For Sure, This Was No Ordinary Weed

Eric Sorensen Staff writer

A Whitman County employee found new meaning in the term “weed control” this week when he unearthed a 2-foot-tall marijuana plant growing a few blocks from downtown.

“It did kind of add an interesting dimension to the job to find, quote-unquote, ‘weed’ rather than noxious weed,” said John Lamb, who found the plant just five days after taking a job as a county noxious weed inspector.

Police were not that impressed, because they field about a dozen reports of Palouse pot each year.

“This is not unusual,” said Sgt. Chris Tennant. “Marijuana grows just fine in this climate.”
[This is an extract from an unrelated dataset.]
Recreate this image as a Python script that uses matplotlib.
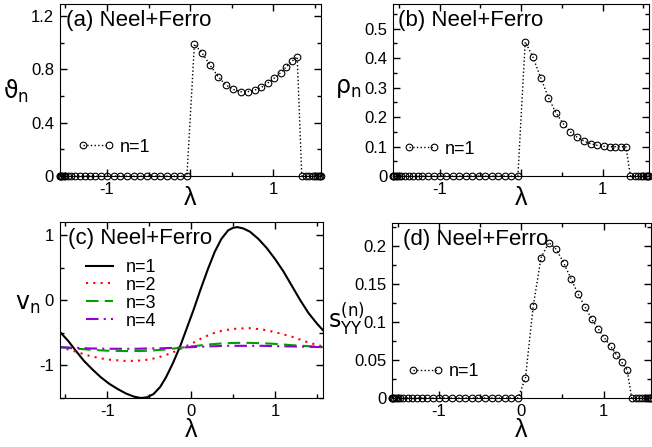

Because the plant’s seeds contain no THC, marijuana’s active ingredient, pot smokers generally discard them. Those seeds that find their way to soil tend to germinate in spring and pop up in local fields and flower beds, even a planter outside the police station, Tennant said.

Lamb and a fellow inspector made their discovery Tuesday while looking for more common weeds like cinquefoil, whitetop and common tansy near McKenzie and Dilke streets, a few blocks south of Main Street.

After a field guide and a local plant expert confirmed Lamb’s suspicion that it was marijuana, Lamb turned the plant over to police on Wednesday.

When city workers find pot plants, they usually destroy them before they reach a significant height, said Tennant. But because this plant was formally presented to police and placed in the property room, police will need to get a court order to destroy it “so people don’t think we take it home and smoke it,” he said.